From April to May, fifty stunning photographs graced the walls of The National Theatre on London’s South Bank.
Hot on the heels of Rockin’, it has been great to revisit another project of Andrew’s—The Circus.
I first had a glimpse of this body of work some seven years ago and, last week, the time came again to fire up my scanner and set about recording yet more captivating imagery from Andrew.
However, on receiving the parcel of 6×6 negatives and reference prints, little did I know that I was about to experience a shock ‘blast from the past’.
Staring at me from within the box was David Weeks, the ticket inspector from my school train journey!

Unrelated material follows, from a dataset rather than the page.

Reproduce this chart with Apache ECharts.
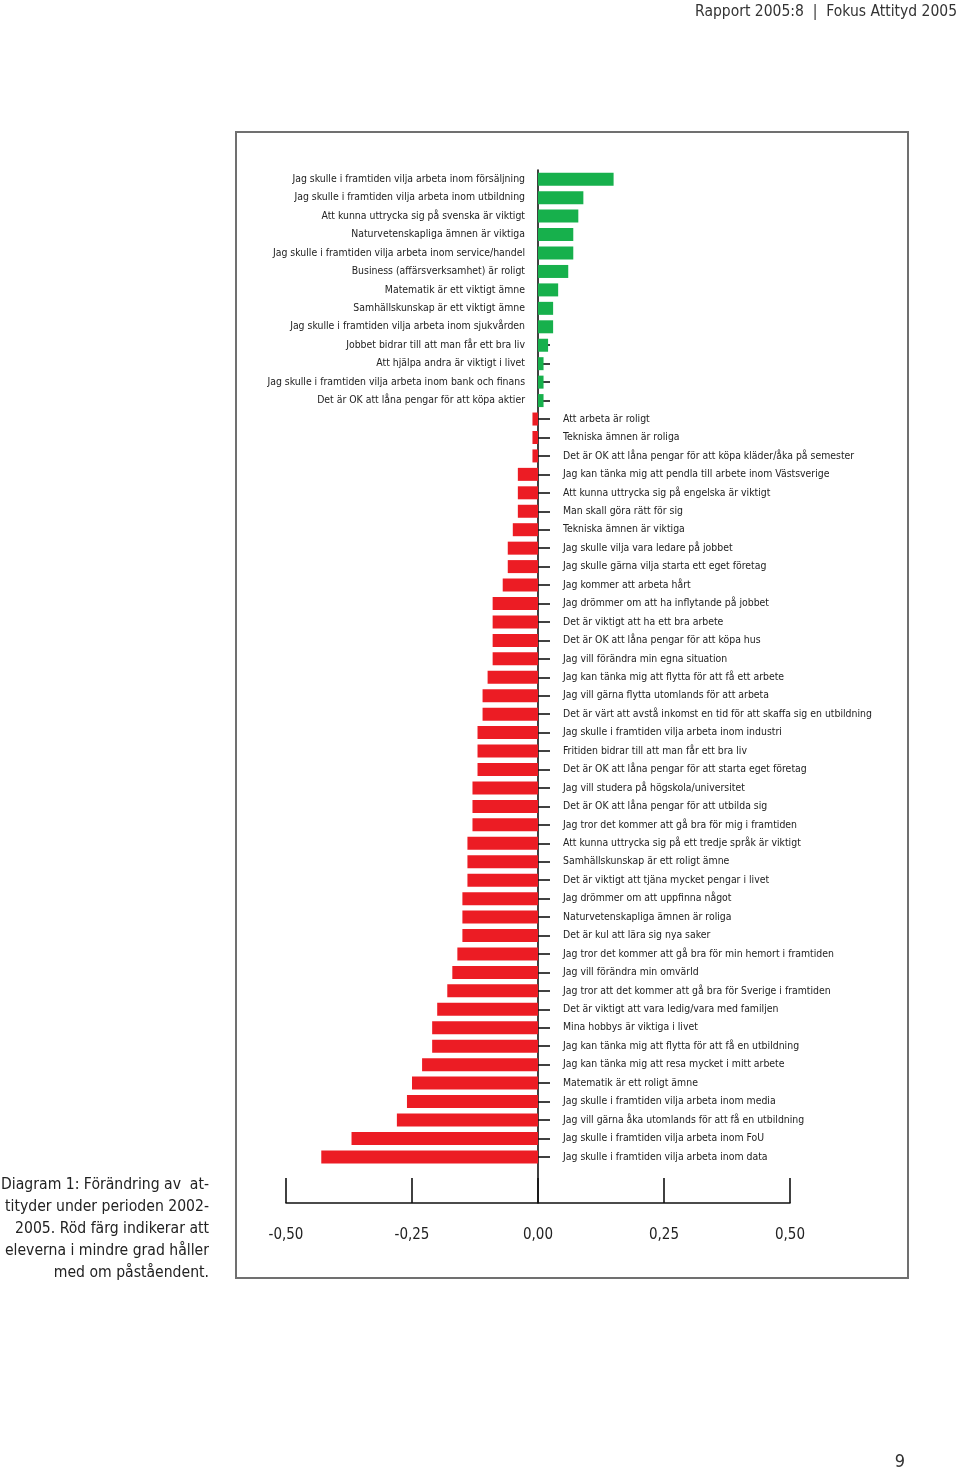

He was certainly a character and, on reflection, it is of little surprise that I should see him in this guise…
Periodically, it’s certainly a pleasure to return to making high resolution film scans.
Film will always own a unique charm and beauty. If nothing else, it’s interesting to be reminded of grain structure’s dominance in the make-up of a negative.
So very recently, we used to be more than happy to accept the wonderful image quality provided by film.
To my mind, this sits at odds with a modern-day obsession—the eradication of relatively low levels of ‘unsightly’ noise in our digital captures.
I’ve written before about the importance, in my opinion, for a contemporary photographer to remind him or herself of our medium’s roots, especially in this era of The Photoshop Aesthetic…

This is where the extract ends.